This picture makes me laugh. We all look so... so... hahahahahhahaha. I like this. From left to right is Josh, me, Tommy, Calvin. This shot was the successful one after the first few failed because SOME PEOPLE *Tommy la who else* was being funny and kept ducking. Haha. 
And this would be me, my mommy and Weeyen. I was looking in another direction because there were a few cameras. Haha. I have so many "dates" with so many people, everybody should just come to my house. NOW THAT'S A BRILLIANT IDEA! Sometimes I just want that cosy homey time because frequenting malls can get tiresome, you know? And I think I've been spending a little too much. OH did I mention that I went job hunting on Thursday? Subway is offering weekend jobs. That's a good idea because I might be able to go on with it even during college next year. There were also a few others but personally I've always thought making sandwiches at Subway is cool. NO lah don't think I'm being unambitious and want to make sandwiches untuk sepanjang hayat saya lah. Hahaha. Anyway, Twilight is showing on Astro for the first time on channel 413 in 5 minutes and I'm going to watch it with my brother. Have an awesome pawsome week. I love you!  | | |
| I've everything and nothing to say. But then Joel demands an update. All I can say is wow. We've graduated. I've graduated. High school is officially over and the new phase of college is soon beginning. The "facts of graduation" still haven't fully sunk in yet; I think I'd need a couple more days to really take that in. I'm filled with a mixture of awe, sadness, joy, anticipation - the blend of these and more feelings are neither easily nor pleasantly nor badly experienced. Pretty indescribable, I'd say. Last night was probably one of my best awards nights out of all my previous ones. I'm weird in the sense that I'm not nervous when speaking in front of large crowds, but freak out (like this morning when we grads had to say something) in front of smaller crowds of people I'm familiar with. Oh well. AND not forgetting to mention, Tommy came last night! Ahaha. He's grown a lot taller since the last time I saw him. So lengzhai some more. Haha. I'll try to attend your anni night okay? Wanna see you sing.  Aaren really syok sendiri today. I was mopping after party day and he was typing in his number to my phone and I left it with him. Then HE texted this from MY phone to HIS phone: "Hey Aaren thx 4 being such a great person. Im glad i got to know you. Pls text me whenever you can k. Take care handsome." Betul syok sendiri, kan? Lol. I'm really tired at the moment. I think I'm losing my voice. Hope I don't. Love you all heaps! ♥ | | |
| I've been around and not in the blogger-ish mood. But then my number one blog stalker demands for an update and I'm doing it now just because he's so awesome. Awards night is on Thursday and I know this week is gonna be a crazy fun and busy one. Haz, you're doing a smashingly awesome job on the backdrop. Don't stress okay? Love you! ;) New Moon is out this Friday and I should be going to watch it next week when I'm free. YAY! 
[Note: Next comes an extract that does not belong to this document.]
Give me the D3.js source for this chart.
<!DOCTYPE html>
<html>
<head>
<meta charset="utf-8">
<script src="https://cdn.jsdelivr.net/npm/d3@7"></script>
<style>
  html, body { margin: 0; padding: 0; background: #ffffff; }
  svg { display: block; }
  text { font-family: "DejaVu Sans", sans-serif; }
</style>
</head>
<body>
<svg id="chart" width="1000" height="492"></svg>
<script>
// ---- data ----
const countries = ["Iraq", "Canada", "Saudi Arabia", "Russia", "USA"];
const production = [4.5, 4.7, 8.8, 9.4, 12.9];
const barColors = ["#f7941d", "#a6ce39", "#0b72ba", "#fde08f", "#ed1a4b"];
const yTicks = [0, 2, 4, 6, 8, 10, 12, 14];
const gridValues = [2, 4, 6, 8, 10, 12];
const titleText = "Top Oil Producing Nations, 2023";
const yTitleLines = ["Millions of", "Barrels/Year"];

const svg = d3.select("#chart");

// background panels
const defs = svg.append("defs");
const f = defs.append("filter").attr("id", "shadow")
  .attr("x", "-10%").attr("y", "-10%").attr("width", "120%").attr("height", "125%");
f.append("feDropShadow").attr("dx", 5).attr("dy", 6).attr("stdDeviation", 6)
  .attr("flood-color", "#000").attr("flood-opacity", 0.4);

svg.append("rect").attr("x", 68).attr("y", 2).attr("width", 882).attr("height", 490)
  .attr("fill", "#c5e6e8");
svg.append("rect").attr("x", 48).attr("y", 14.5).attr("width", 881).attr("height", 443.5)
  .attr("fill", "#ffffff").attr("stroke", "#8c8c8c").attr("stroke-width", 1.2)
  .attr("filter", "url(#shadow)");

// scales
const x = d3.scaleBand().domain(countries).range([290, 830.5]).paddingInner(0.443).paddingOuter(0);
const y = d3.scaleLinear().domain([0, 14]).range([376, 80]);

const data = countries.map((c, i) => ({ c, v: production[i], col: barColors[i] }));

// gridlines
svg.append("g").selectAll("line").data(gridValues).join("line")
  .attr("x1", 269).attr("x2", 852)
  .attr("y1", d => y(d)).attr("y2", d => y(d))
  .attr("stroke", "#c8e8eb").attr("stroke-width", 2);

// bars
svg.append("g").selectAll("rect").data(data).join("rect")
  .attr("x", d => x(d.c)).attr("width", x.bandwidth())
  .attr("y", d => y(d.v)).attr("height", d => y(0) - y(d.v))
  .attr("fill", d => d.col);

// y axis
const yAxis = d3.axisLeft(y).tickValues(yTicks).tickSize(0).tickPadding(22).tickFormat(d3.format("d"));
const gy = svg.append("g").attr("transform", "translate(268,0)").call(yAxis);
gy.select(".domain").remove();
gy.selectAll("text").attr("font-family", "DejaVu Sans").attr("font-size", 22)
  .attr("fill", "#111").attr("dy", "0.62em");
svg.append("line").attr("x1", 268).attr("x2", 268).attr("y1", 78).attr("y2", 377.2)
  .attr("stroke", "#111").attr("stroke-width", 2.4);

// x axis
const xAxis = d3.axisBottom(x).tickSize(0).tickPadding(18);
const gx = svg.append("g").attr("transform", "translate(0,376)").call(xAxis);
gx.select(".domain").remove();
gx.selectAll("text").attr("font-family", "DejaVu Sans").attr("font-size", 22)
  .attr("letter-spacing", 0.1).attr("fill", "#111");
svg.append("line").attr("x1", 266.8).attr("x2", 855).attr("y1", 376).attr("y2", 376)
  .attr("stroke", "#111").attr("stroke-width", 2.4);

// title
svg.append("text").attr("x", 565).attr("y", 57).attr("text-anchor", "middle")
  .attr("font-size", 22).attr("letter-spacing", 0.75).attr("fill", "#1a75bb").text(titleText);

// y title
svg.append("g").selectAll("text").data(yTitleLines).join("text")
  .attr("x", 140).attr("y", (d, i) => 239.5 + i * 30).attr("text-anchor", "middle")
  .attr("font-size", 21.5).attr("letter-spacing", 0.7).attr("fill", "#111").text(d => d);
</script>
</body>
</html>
You know when I was eight, all this finishing up/graduation was such a distant thing in my little world. I can't believe it's really going to take place soon. Even though I'm now a free person, having completed all my Lifepacs, I still have emcee syncing to do, which is probably quite fun. Did you know that freedom actually takes one getting accustomed to? I feel so odd not having schoolwork to do. Who knew. Next week I'm going to look for a job, get my driving license done and play hard. Haha. I can't write properly now because I'm feeling disoriented over something. I need a conference with some people tomorrow. Speculators do give the greatest advice. =D I've been in malls the whole of the past two days and I don't want to set foot in another for the week. Haha. Okay, maybe I shouldn't speak too soon. I feel something totally awesome coming along. I don't know what it is, but I just feel it, and it's one helluva good feeling. ;) | | |
| I can't stop listening to that song. Tommy said he cried when he heard it. Never knew he could be so emotional. Haha. Anyway, this entry is to declare that MY SAT IS THE DAY AFTER TOMORROW (07/11/09)!!! Rawr. I've to be at Metropolitan College by 7.45am. Su-Ann and I will probably be in the same hall because Joy says they divide us by last names or something. I'm thinking our hall should have a lot of Tans. Haha. We can do a victory dance in the carpark at 12.45pm lol. This would be the second day I've spent at home and I miss school. Next week I have to finish my final Science Lifepac, help get things done for Movie Night, be a good girl and not fall asleep at choir practice, and think up outta-this-world lines for my emcee-ing with Neilsen. OH and I have to say that Fer is my insanely sexayy brotha' from another motha'. Haha. 하나보다는 두 개가 더있습니다. This, by the way, is "two is better than one" in Korean. After all my studying is done for this year, I want to watch Boys Over Flowers and cry all over again. SS501's Because I'm Stupid is actually capable of making me tear.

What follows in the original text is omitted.